>> Start Material

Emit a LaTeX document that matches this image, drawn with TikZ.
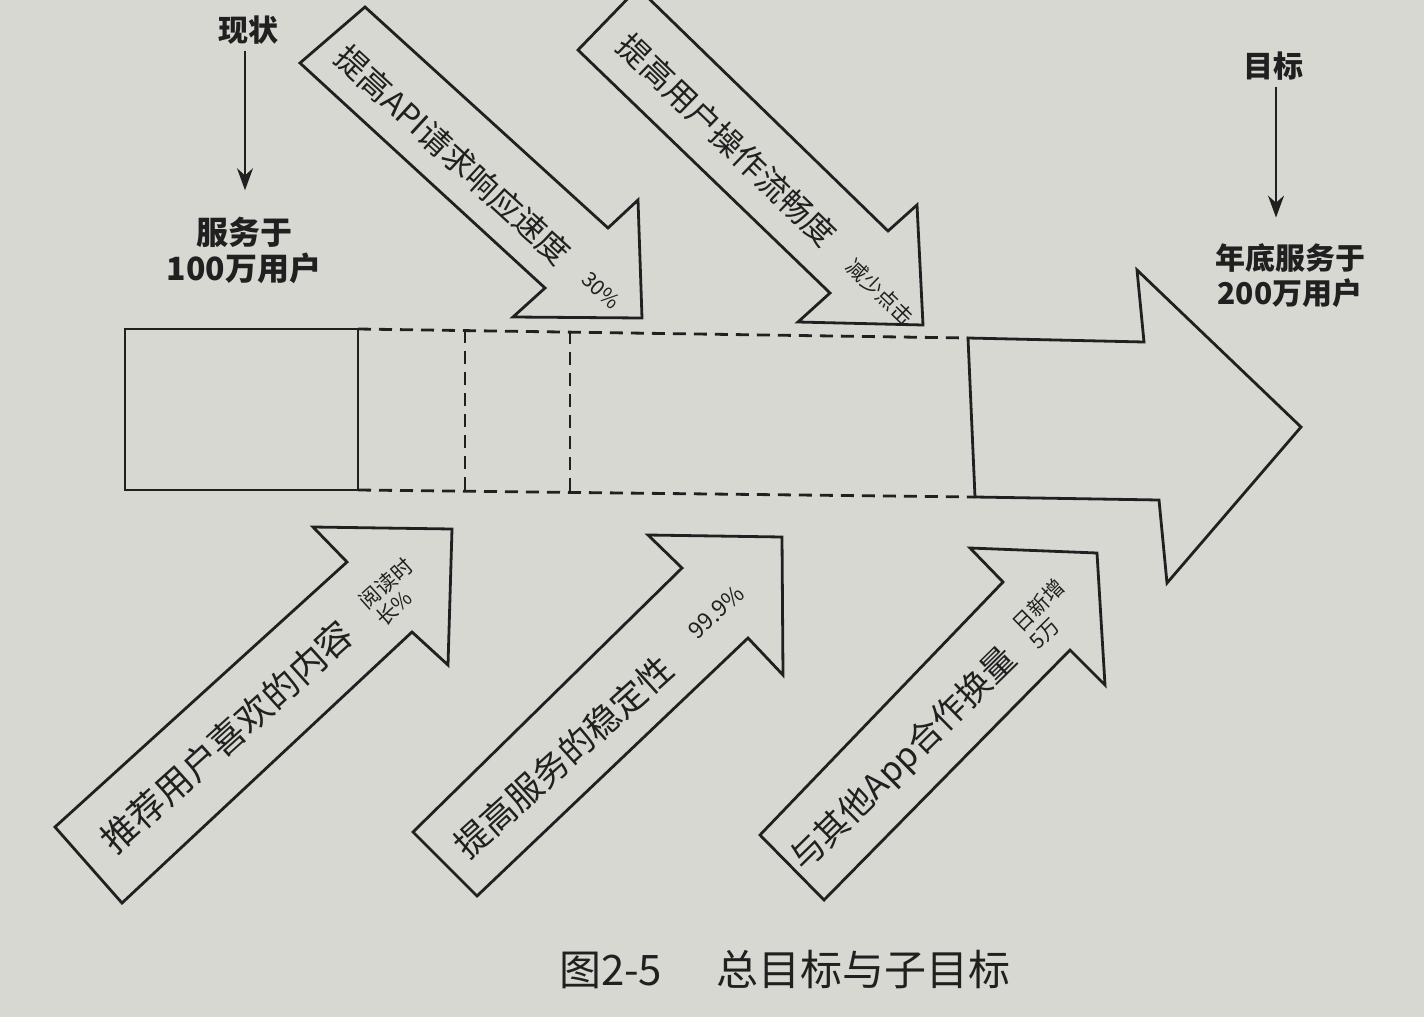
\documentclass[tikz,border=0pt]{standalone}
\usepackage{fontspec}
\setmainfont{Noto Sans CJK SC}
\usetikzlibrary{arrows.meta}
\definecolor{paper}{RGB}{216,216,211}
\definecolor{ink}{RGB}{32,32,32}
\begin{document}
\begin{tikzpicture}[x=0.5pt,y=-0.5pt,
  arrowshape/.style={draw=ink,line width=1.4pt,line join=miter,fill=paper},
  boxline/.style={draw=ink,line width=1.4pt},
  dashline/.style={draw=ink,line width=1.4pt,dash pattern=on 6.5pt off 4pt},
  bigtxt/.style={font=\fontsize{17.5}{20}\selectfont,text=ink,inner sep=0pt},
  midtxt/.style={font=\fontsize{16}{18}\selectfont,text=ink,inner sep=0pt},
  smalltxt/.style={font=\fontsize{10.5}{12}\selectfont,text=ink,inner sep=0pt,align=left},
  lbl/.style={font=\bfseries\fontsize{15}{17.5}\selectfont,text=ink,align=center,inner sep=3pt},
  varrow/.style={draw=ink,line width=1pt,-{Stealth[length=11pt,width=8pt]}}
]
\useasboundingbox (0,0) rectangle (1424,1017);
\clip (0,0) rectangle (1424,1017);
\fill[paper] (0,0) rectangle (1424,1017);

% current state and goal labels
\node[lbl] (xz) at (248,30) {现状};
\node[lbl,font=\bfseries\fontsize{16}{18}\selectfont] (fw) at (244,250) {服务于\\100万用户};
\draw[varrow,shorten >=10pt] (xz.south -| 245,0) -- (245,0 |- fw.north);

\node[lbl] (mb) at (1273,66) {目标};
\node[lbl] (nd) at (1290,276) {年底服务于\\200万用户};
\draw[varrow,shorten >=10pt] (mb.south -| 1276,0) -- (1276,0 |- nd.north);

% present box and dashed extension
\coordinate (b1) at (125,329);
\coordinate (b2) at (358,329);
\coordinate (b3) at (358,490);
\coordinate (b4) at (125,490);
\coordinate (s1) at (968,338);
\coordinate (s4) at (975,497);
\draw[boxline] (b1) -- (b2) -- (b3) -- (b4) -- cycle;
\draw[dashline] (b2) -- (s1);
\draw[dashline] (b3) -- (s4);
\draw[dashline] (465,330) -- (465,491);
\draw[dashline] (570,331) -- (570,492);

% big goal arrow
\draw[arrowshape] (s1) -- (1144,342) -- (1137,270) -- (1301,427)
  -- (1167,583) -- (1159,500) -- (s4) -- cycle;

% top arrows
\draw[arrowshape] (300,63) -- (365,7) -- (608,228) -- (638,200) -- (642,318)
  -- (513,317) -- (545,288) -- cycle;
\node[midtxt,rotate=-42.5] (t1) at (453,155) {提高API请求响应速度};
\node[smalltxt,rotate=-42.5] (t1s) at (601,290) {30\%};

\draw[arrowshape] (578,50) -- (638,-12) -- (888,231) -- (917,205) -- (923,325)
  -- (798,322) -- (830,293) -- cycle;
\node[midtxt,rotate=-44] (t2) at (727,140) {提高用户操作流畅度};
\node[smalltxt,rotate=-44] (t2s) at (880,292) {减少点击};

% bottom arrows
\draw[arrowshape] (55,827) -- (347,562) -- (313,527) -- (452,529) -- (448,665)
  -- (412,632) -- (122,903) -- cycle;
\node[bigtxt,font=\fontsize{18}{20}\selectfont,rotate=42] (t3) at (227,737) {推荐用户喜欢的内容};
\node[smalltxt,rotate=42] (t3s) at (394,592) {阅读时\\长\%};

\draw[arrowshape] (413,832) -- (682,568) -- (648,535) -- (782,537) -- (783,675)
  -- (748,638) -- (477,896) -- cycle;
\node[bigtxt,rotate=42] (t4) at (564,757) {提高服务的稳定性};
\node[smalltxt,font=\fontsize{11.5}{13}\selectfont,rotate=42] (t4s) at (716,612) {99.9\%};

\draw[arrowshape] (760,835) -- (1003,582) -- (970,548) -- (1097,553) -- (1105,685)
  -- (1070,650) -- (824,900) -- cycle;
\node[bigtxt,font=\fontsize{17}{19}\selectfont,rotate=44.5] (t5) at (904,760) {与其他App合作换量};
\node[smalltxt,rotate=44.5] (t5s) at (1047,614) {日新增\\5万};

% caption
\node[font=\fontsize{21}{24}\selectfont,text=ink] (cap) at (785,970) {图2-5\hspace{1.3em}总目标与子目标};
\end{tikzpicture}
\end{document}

>> End Material

Copy the material exactly. Do not include the pictures.

Emit a LaTeX document that matches this image, drawn with TikZ.
\documentclass[tikz,border=0pt]{standalone}
\usepackage{fontspec}
\setmainfont{Noto Sans CJK SC}
\usetikzlibrary{arrows.meta}
\definecolor{paper}{RGB}{216,216,211}
\definecolor{ink}{RGB}{32,32,32}
\begin{document}
\begin{tikzpicture}[x=0.5pt,y=-0.5pt,
  arrowshape/.style={draw=ink,line width=1.4pt,line join=miter,fill=paper},
  boxline/.style={draw=ink,line width=1.4pt},
  dashline/.style={draw=ink,line width=1.4pt,dash pattern=on 6.5pt off 4pt},
  bigtxt/.style={font=\fontsize{17.5}{20}\selectfont,text=ink,inner sep=0pt},
  midtxt/.style={font=\fontsize{16}{18}\selectfont,text=ink,inner sep=0pt},
  smalltxt/.style={font=\fontsize{10.5}{12}\selectfont,text=ink,inner sep=0pt,align=left},
  lbl/.style={font=\bfseries\fontsize{15}{17.5}\selectfont,text=ink,align=center,inner sep=3pt},
  varrow/.style={draw=ink,line width=1pt,-{Stealth[length=11pt,width=8pt]}}
]
\useasboundingbox (0,0) rectangle (1424,1017);
\clip (0,0) rectangle (1424,1017);
\fill[paper] (0,0) rectangle (1424,1017);

% current state and goal labels
\node[lbl] (xz) at (248,30) {现状};
\node[lbl,font=\bfseries\fontsize{16}{18}\selectfont] (fw) at (244,250) {服务于\\100万用户};
\draw[varrow,shorten >=10pt] (xz.south -| 245,0) -- (245,0 |- fw.north);

\node[lbl] (mb) at (1273,66) {目标};
\node[lbl] (nd) at (1290,276) {年底服务于\\200万用户};
\draw[varrow,shorten >=10pt] (mb.south -| 1276,0) -- (1276,0 |- nd.north);

% present box and dashed extension
\coordinate (b1) at (125,329);
\coordinate (b2) at (358,329);
\coordinate (b3) at (358,490);
\coordinate (b4) at (125,490);
\coordinate (s1) at (968,338);
\coordinate (s4) at (975,497);
\draw[boxline] (b1) -- (b2) -- (b3) -- (b4) -- cycle;
\draw[dashline] (b2) -- (s1);
\draw[dashline] (b3) -- (s4);
\draw[dashline] (465,330) -- (465,491);
\draw[dashline] (570,331) -- (570,492);

% big goal arrow
\draw[arrowshape] (s1) -- (1144,342) -- (1137,270) -- (1301,427)
  -- (1167,583) -- (1159,500) -- (s4) -- cycle;

% top arrows
\draw[arrowshape] (300,63) -- (365,7) -- (608,228) -- (638,200) -- (642,318)
  -- (513,317) -- (545,288) -- cycle;
\node[midtxt,rotate=-42.5] (t1) at (453,155) {提高API请求响应速度};
\node[smalltxt,rotate=-42.5] (t1s) at (601,290) {30\%};

\draw[arrowshape] (578,50) -- (638,-12) -- (888,231) -- (917,205) -- (923,325)
  -- (798,322) -- (830,293) -- cycle;
\node[midtxt,rotate=-44] (t2) at (727,140) {提高用户操作流畅度};
\node[smalltxt,rotate=-44] (t2s) at (880,292) {减少点击};

% bottom arrows
\draw[arrowshape] (55,827) -- (347,562) -- (313,527) -- (452,529) -- (448,665)
  -- (412,632) -- (122,903) -- cycle;
\node[bigtxt,font=\fontsize{18}{20}\selectfont,rotate=42] (t3) at (227,737) {推荐用户喜欢的内容};
\node[smalltxt,rotate=42] (t3s) at (394,592) {阅读时\\长\%};

\draw[arrowshape] (413,832) -- (682,568) -- (648,535) -- (782,537) -- (783,675)
  -- (748,638) -- (477,896) -- cycle;
\node[bigtxt,rotate=42] (t4) at (564,757) {提高服务的稳定性};
\node[smalltxt,font=\fontsize{11.5}{13}\selectfont,rotate=42] (t4s) at (716,612) {99.9\%};

\draw[arrowshape] (760,835) -- (1003,582) -- (970,548) -- (1097,553) -- (1105,685)
  -- (1070,650) -- (824,900) -- cycle;
\node[bigtxt,font=\fontsize{17}{19}\selectfont,rotate=44.5] (t5) at (904,760) {与其他App合作换量};
\node[smalltxt,rotate=44.5] (t5s) at (1047,614) {日新增\\5万};

% caption
\node[font=\fontsize{21}{24}\selectfont,text=ink] (cap) at (785,970) {图2-5\hspace{1.3em}总目标与子目标};
\end{tikzpicture}
\end{document}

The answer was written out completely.